1. **Codebase Characteristics:**
   * The size of individual files (e.g., large files with thousands of lines of code will require more memory during parsing and transformation).
   * The total number of files in the project, as each file contributes to the overall memory footprint.
2. **Instrumentation Complexity:**
   * The complexity of the code being instrumented (e.g., deeply nested structures or complex logic may require more metadata and tracking structures).
3. **Execution Path Coverage:**
   * For dynamic instrumentation, the more code paths executed during runtime, the higher the memory usage for maintaining runtime metadata and coverage data.
4. **Environment Constraints:**
   * The available RAM and CPU resources on the system performing instrumentation can influence how efficiently the process executes.
   * Resource-constrained environments (e.g., CI/CD pipelines) may exacerbate memory spikes.
5. **Tool-Specific Behavior:**
   * Different tools handle instrumentation and coverage tracking differently, leading to variations in memory consumption.
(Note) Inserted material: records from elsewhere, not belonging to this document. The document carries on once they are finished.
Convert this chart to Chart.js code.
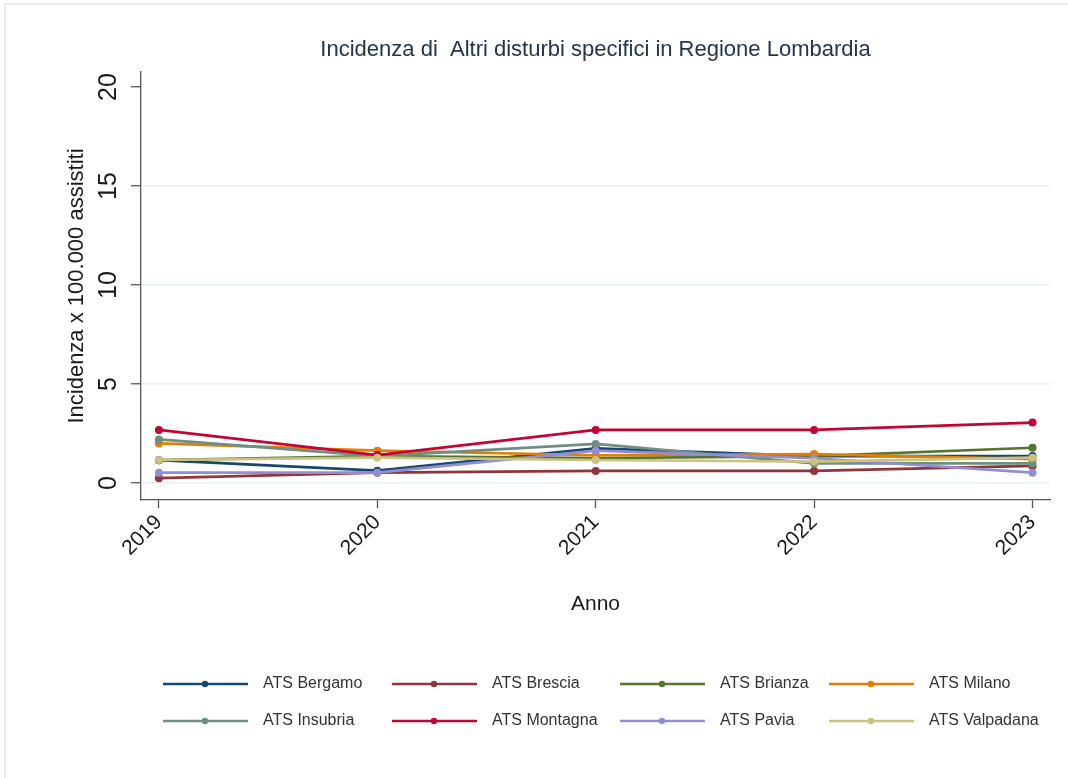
<!DOCTYPE html>
<html>
<head>
    <title>Incidenza Altri disturbi specifici</title>
    <style>
        html, body { margin: 0; padding: 0; background: #fff; }
        #wrap { width: 1068px; height: 778px; position: relative; }
    </style>
    <script src="https://cdn.jsdelivr.net/npm/chart.js"></script>
</head>
<body>
    <div id="wrap"><canvas id="chartLinee" width="1068" height="778"></canvas></div>

    <script>
        // dati (incidenza x 100.000 assistiti)
        var anni = [2019, 2020, 2021, 2022, 2023];
        var yTicks = [0, 5, 10, 15, 20];

        var atsNomi = ['ATS Bergamo', 'ATS Brescia', 'ATS Brianza', 'ATS Milano',
                       'ATS Insubria', 'ATS Montagna', 'ATS Pavia', 'ATS Valpadana'];

        var bergamo   = [1.15, 0.62, 1.75, 1.36, 1.36];
        var brescia   = [0.24, 0.52, 0.61, 0.61, 0.86];
        var brianza   = [1.15, 1.36, 1.26, 1.36, 1.78];
        var milano    = [2.00, 1.63, 1.40, 1.46, 1.20];
        var insubria  = [2.20, 1.36, 1.97, 0.99, 0.99];
        var montagna  = [2.68, 1.41, 2.68, 2.68, 3.05];
        var pavia     = [0.52, 0.52, 1.63, 1.25, 0.52];
        var valpadana = [1.16, 1.28, 1.16, 1.08, 1.28];

        var serie = [bergamo, brescia, brianza, milano, insubria, montagna, pavia, valpadana];
        var colori = ['#1a476f', '#90353b', '#55752f', '#e37e00',
                      '#6e8e84', '#c10534', '#938dd2', '#cac27e'];

        var datasets = serie.map(function(valori, i) {
            return {
                label: atsNomi[i],
                data: anni.map(function(a, j) { return { x: a, y: valori[j] }; }),
                borderColor: colori[i],
                backgroundColor: colori[i],
                borderWidth: 2.7,
                pointRadius: 4,
                pointBorderWidth: 0,
                order: -i // come Stata: l'ultima serie sopra
            };
        });

        // titolo, cornice e legenda disegnati a mano
        var decorazioni = {
            id: 'decorazioni',
            beforeDraw: function(chart) {
                var ctx = chart.ctx;
                ctx.save();
                ctx.fillStyle = '#fff';
                ctx.fillRect(0, 0, chart.width, chart.height);
                ctx.strokeStyle = '#e6eded';
                ctx.lineWidth = 2;
                ctx.beginPath();
                ctx.moveTo(5, chart.height);
                ctx.lineTo(5, 4);
                ctx.lineTo(chart.width, 4);
                ctx.stroke();
                ctx.restore();
            },
            afterDraw: function(chart) {
                var ctx = chart.ctx;
                var area = chart.chartArea;
                ctx.save();
                ctx.fillStyle = '#253446';
                ctx.font = '22px "Liberation Sans", Arial, sans-serif';
                ctx.textAlign = 'center';
                ctx.textBaseline = 'middle';
                ctx.fillText('Incidenza di  Altri disturbi specifici in Regione Lombardia',
                             (area.left + area.right) / 2, 50);

                var colX = [163, 392, 620, 829];
                var rowY = [684, 721];
                ctx.font = '16px "Liberation Sans", Arial, sans-serif';
                ctx.textAlign = 'left';
                chart.data.datasets.forEach(function(ds, i) {
                    var x = colX[i % 4];
                    var y = rowY[Math.floor(i / 4)];
                    ctx.strokeStyle = ds.borderColor;
                    ctx.lineWidth = 2.5;
                    ctx.beginPath();
                    ctx.moveTo(x, y);
                    ctx.lineTo(x + 85, y);
                    ctx.stroke();
                    ctx.fillStyle = ds.borderColor;
                    ctx.beginPath();
                    ctx.arc(x + 42, y, 3.2, 0, Math.PI * 2);
                    ctx.fill();
                    ctx.fillStyle = '#333';
                    ctx.fillText(ds.label, x + 100, y);
                });
                ctx.restore();
            }
        };

        var ctxLinee = document.getElementById('chartLinee').getContext('2d');
        var chartLinee = new Chart(ctxLinee, {
            type: 'line',
            data: { datasets: datasets },
            plugins: [decorazioni],
            options: {
                responsive: false,
                animation: false,
                layout: { padding: { left: 64, top: 72, right: 18, bottom: 161 } },
                plugins: {
                    legend: { display: false },
                    tooltip: { enabled: false }
                },
                scales: {
                    x: {
                        type: 'linear',
                        min: 2018.918,
                        max: 2023.08,
                        afterBuildTicks: function(scale) {
                            scale.ticks = anni.map(function(a) { return { value: a }; });
                        },
                        afterFit: function(scale) { scale.height = 117; },
                        ticks: {
                            minRotation: 45,
                            maxRotation: 45,
                            padding: 2,
                            color: '#1a1a1a',
                            font: { family: '"Liberation Sans", Arial, sans-serif', size: 21 },
                            callback: function(v) { return String(v); }
                        },
                        grid: {
                            drawOnChartArea: false,
                            drawTicks: true,
                            tickLength: 8,
                            tickColor: '#555',
                            tickWidth: 1.3
                        },
                        border: { color: '#555', width: 1.3 },
                        title: {
                            display: true,
                            text: 'Anno',
                            color: '#1a1a1a',
                            padding: 0,
                            font: { family: '"Liberation Sans", Arial, sans-serif', size: 21 }
                        }
                    },
                    y: {
                        min: -0.86,
                        max: 20.76,
                        afterBuildTicks: function(scale) {
                            scale.ticks = yTicks.map(function(v) { return { value: v }; });
                        },
                        afterFit: function(scale) { scale.width = 77; },
                        ticks: {
                            minRotation: 90,
                            maxRotation: 90,
                            crossAlign: 'center',
                            padding: 8,
                            color: '#1a1a1a',
                            font: { family: '"Liberation Sans", Arial, sans-serif', size: 25 }
                        },
                        grid: {
                            color: function(c) {
                                return (c.tick && c.tick.value === 20) ? 'rgba(0,0,0,0)' : '#e8f0f1';
                            },
                            lineWidth: 1.5,
                            drawTicks: true,
                            tickLength: 10,
                            tickColor: '#555',
                            tickWidth: 1.3
                        },
                        border: { color: '#555', width: 1.3 },
                        title: {
                            display: true,
                            text: 'Incidenza x 100.000 assistiti',
                            color: '#1a1a1a',
                            padding: 0,
                            font: { family: '"Liberation Sans", Arial, sans-serif', size: 22 }
                        }
                    }
                }
            }
        });
    </script>
</body>
</html>
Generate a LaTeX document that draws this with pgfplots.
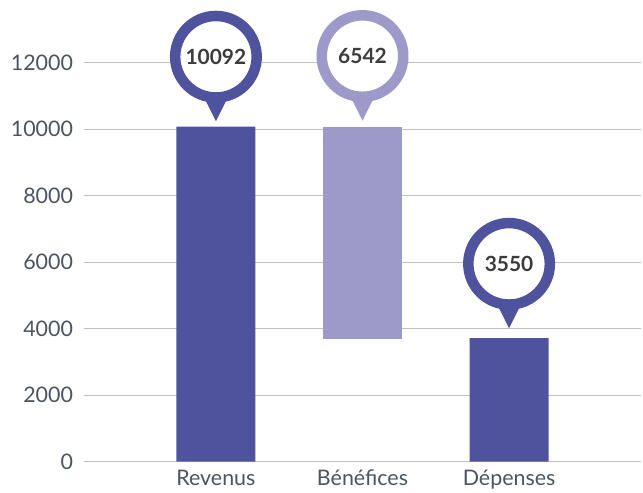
\documentclass[border=0pt]{standalone}
\usepackage{fontspec}
\setmainfont{Lato}
\usepackage{pgfplots}
\pgfplotsset{compat=1.18}
\definecolor{dark}{RGB}{79,83,157}
\definecolor{light}{RGB}{157,153,200}
\definecolor{tickc}{RGB}{75,85,96}
\definecolor{gridc}{RGB}{192,192,192}
\definecolor{numc}{RGB}{60,60,60}
\pgfdeclareplotmark{pin}{%
  \pgfpathmoveto{\pgfpoint{0bp}{0bp}}%
  \pgfpathlineto{\pgfpoint{-18bp}{36bp}}%
  \pgfpathlineto{\pgfpoint{18bp}{36bp}}%
  \pgfpathclose
  \pgfusepath{fill}%
  \begin{pgfscope}%
  \pgfsetlinewidth{10.5bp}%
  \pgfsetfillcolor{white}%
  \pgfpathcircle{\pgfpoint{0bp}{64.5bp}}{40.75bp}%
  \pgfusepath{fill,stroke}%
  \end{pgfscope}%
}
\begin{document}
\begin{tikzpicture}
\useasboundingbox (-84bp,-31.3bp) rectangle (559bp,461.7bp);
\begin{axis}[
  at={(0,0)}, anchor=south west,
  scale only axis, width=557bp, height=399bp,
  xmin=-0.9, xmax=2.9, ymin=0, ymax=12000,
  clip=false,
  axis line style={draw=none},
  major tick length=0pt,
  ytick={0,2000,4000,6000,8000,10000,12000},
  xtick={0,1,2},
  xticklabels={Revenus,Bénéfices,Dépenses},
  ymajorgrids,
  grid style={gridc, line width=1.3bp},
  ticklabel style={font=\fontsize{21.5}{24}\selectfont, text=tickc},
  /pgf/number format/assume math mode=true,
  /pgf/number format/set thousands separator={},
  scaled y ticks=false,
  yticklabel style={xshift=-7.5bp},
  xticklabel style={text height=14bp, text depth=4bp, yshift=-6.5bp},
]
\addplot[ybar, bar width=0.54, fill=dark, draw=none] coordinates {(0,10075) (2,3720)};
\addplot[fill=light, draw=none] coordinates {(0.73,3690) (1.27,3690) (1.27,10075) (0.73,10075)};
\addplot[only marks, mark=pin, mark options={fill=dark, draw=dark},
  nodes near coords, point meta=explicit symbolic,
  every node near coord/.append style={anchor=center, yshift=64.5bp, font=\bfseries\fontsize{21}{21}\selectfont, text=numc}]
  coordinates {(0,10240)[10092] (2,4012)[3550]};
\addplot[only marks, mark=pin, mark options={fill=light, draw=light},
  nodes near coords, point meta=explicit symbolic,
  every node near coord/.append style={anchor=center, yshift=64.5bp, font=\bfseries\fontsize{21}{21}\selectfont, text=numc}]
  coordinates {(1,10260)[6542]};
\end{axis}
\end{tikzpicture}
\end{document}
For example:
     * Static tools like `nyc` hold intermediate representations in memory during transformation.
     * Dynamic tools like Sealights' Node agent allocate memory incrementally at runtime.
6. **Project-Specific Factors:**
   * Frameworks or libraries used (e.g., Angular, React, or Node.js applications) may introduce additional overhead depending on their structure or build processes.
   * Specific configurations, such as excluding certain files from instrumentation, can significantly impact memory usage.

***

## Why Does Memory Usage Increase? <a href="#why-does-memory-usage-increase" id="why-does-memory-usage-increase"></a>

1. **Instrumentation Overhead:**
   * Static tools hold intermediate representations of files in memory while transforming them.
   * Dynamic tools maintain runtime metadata for each executed path.
2. **Tracking Execution Paths:**
   * Coverage tools must record which parts of the code were executed, requiring additional data structures in memory.
3. **Report Generation:**
   * Generating detailed coverage reports involves aggregating and processing large amounts of data, further increasing memory usage.

***

## General Guidelines for Managing Memory Usage  <a href="#general-guidelines-for-managing-memory-usage" id="general-guidelines-for-managing-memory-usage"></a>

1. **Static Instrumentation:**
   * Try to exclude non-critical files from instrumentation to reduce workload, for example we have such suggestions for Angular projects at the following [link](https://sealights.atlassian.net/wiki/spaces/SUP/pages/1080754179/Javascript%2B-%2BAngular%2B8%2Bcode%2Breports%2Bdouble%2Bmethods%2Bto%2BSealights#Update-the-.slignore-file-to-ignore-all-the-files-you-don%27t-want).
   * Run instrumentation on machines with sufficient RAM for large projects.
2. **General Recommendations:**
   * Monitor resource usage during both build and test phases to identify bottlenecks.
   * Follow general guidelines by bundlers to cap file sizes to a certain limit. (for ex. Webpack suggests < 5MB files)

***

## Conclusion  <a href="#conclusion" id="conclusion"></a>

Memory consumption is an inherent challenge when using code coverage tools due to their need to track execution paths and generate reports. Both static and dynamic instrumentation have trade-offs:

* Static instrumentation causes significant memory spikes during the build phase but has lower runtime overhead.
* Dynamic instrumentation distributes its impact over time but may result in higher cumulative memory usage during long-running processes.